**TASK TO COMPLETE:** Transcribe all the records with complete accuracy.

**RECORDED DATA:**
— BEGIN —

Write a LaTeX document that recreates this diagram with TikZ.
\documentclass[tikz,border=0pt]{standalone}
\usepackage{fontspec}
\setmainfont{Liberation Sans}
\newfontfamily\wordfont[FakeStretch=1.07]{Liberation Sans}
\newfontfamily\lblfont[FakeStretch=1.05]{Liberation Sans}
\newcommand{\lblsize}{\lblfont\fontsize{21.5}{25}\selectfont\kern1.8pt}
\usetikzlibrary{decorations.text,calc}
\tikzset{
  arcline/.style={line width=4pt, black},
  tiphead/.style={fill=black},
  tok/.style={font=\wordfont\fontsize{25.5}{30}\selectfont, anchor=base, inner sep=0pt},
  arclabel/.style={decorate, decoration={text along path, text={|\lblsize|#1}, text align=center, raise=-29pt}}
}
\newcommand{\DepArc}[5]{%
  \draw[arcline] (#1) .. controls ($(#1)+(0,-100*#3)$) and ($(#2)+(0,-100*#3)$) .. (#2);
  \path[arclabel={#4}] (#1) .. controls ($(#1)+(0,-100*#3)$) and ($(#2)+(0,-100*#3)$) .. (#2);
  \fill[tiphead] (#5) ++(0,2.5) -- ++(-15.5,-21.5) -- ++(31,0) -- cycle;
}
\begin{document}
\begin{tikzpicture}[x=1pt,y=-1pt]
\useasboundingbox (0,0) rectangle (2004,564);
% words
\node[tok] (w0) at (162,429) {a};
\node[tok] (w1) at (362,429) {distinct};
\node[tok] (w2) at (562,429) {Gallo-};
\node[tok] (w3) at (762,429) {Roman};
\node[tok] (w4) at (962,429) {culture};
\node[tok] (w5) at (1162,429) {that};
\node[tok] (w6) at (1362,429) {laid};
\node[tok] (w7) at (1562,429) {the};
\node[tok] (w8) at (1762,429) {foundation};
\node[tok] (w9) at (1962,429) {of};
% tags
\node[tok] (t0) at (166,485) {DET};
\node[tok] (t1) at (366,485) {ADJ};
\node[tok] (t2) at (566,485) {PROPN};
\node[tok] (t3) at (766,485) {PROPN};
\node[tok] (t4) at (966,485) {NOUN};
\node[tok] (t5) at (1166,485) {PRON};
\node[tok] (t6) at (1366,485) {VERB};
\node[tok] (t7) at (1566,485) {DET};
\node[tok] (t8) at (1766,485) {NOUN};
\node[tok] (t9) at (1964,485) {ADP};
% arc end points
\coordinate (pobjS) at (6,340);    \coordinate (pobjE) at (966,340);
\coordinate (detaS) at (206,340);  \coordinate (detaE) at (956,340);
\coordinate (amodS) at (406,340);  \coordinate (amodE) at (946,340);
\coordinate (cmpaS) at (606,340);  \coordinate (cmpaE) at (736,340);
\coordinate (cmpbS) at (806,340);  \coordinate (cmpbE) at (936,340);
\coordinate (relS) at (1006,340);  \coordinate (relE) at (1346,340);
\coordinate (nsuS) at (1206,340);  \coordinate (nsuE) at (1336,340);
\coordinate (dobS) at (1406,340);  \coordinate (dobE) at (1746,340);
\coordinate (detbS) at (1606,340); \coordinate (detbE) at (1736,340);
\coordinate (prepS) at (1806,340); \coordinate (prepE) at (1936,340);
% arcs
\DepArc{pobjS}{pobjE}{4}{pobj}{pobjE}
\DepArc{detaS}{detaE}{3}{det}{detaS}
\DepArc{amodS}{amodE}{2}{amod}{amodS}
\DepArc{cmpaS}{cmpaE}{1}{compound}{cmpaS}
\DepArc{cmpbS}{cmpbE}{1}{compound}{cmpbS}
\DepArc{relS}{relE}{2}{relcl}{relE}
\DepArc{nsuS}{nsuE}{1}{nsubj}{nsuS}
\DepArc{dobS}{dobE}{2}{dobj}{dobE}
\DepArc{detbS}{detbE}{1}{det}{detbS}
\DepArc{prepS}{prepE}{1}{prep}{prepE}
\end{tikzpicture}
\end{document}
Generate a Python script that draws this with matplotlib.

— END —

**SOLVED EXERCISE:**
Write a LaTeX document that recreates this diagram with TikZ.
\documentclass[tikz,border=0pt]{standalone}
\usepackage{fontspec}
\setmainfont{Liberation Sans}
\newfontfamily\wordfont[FakeStretch=1.07]{Liberation Sans}
\newfontfamily\lblfont[FakeStretch=1.05]{Liberation Sans}
\newcommand{\lblsize}{\lblfont\fontsize{21.5}{25}\selectfont\kern1.8pt}
\usetikzlibrary{decorations.text,calc}
\tikzset{
  arcline/.style={line width=4pt, black},
  tiphead/.style={fill=black},
  tok/.style={font=\wordfont\fontsize{25.5}{30}\selectfont, anchor=base, inner sep=0pt},
  arclabel/.style={decorate, decoration={text along path, text={|\lblsize|#1}, text align=center, raise=-29pt}}
}
\newcommand{\DepArc}[5]{%
  \draw[arcline] (#1) .. controls ($(#1)+(0,-100*#3)$) and ($(#2)+(0,-100*#3)$) .. (#2);
  \path[arclabel={#4}] (#1) .. controls ($(#1)+(0,-100*#3)$) and ($(#2)+(0,-100*#3)$) .. (#2);
  \fill[tiphead] (#5) ++(0,2.5) -- ++(-15.5,-21.5) -- ++(31,0) -- cycle;
}
\begin{document}
\begin{tikzpicture}[x=1pt,y=-1pt]
\useasboundingbox (0,0) rectangle (2004,564);
% words
\node[tok] (w0) at (162,429) {a};
\node[tok] (w1) at (362,429) {distinct};
\node[tok] (w2) at (562,429) {Gallo-};
\node[tok] (w3) at (762,429) {Roman};
\node[tok] (w4) at (962,429) {culture};
\node[tok] (w5) at (1162,429) {that};
\node[tok] (w6) at (1362,429) {laid};
\node[tok] (w7) at (1562,429) {the};
\node[tok] (w8) at (1762,429) {foundation};
\node[tok] (w9) at (1962,429) {of};
% tags
\node[tok] (t0) at (166,485) {DET};
\node[tok] (t1) at (366,485) {ADJ};
\node[tok] (t2) at (566,485) {PROPN};
\node[tok] (t3) at (766,485) {PROPN};
\node[tok] (t4) at (966,485) {NOUN};
\node[tok] (t5) at (1166,485) {PRON};
\node[tok] (t6) at (1366,485) {VERB};
\node[tok] (t7) at (1566,485) {DET};
\node[tok] (t8) at (1766,485) {NOUN};
\node[tok] (t9) at (1964,485) {ADP};
% arc end points
\coordinate (pobjS) at (6,340);    \coordinate (pobjE) at (966,340);
\coordinate (detaS) at (206,340);  \coordinate (detaE) at (956,340);
\coordinate (amodS) at (406,340);  \coordinate (amodE) at (946,340);
\coordinate (cmpaS) at (606,340);  \coordinate (cmpaE) at (736,340);
\coordinate (cmpbS) at (806,340);  \coordinate (cmpbE) at (936,340);
\coordinate (relS) at (1006,340);  \coordinate (relE) at (1346,340);
\coordinate (nsuS) at (1206,340);  \coordinate (nsuE) at (1336,340);
\coordinate (dobS) at (1406,340);  \coordinate (dobE) at (1746,340);
\coordinate (detbS) at (1606,340); \coordinate (detbE) at (1736,340);
\coordinate (prepS) at (1806,340); \coordinate (prepE) at (1936,340);
% arcs
\DepArc{pobjS}{pobjE}{4}{pobj}{pobjE}
\DepArc{detaS}{detaE}{3}{det}{detaS}
\DepArc{amodS}{amodE}{2}{amod}{amodS}
\DepArc{cmpaS}{cmpaE}{1}{compound}{cmpaS}
\DepArc{cmpbS}{cmpbE}{1}{compound}{cmpbS}
\DepArc{relS}{relE}{2}{relcl}{relE}
\DepArc{nsuS}{nsuE}{1}{nsubj}{nsuS}
\DepArc{dobS}{dobE}{2}{dobj}{dobE}
\DepArc{detbS}{detbE}{1}{det}{detbS}
\DepArc{prepS}{prepE}{1}{prep}{prepE}
\end{tikzpicture}
\end{document}
Generate a Python script that draws this with matplotlib.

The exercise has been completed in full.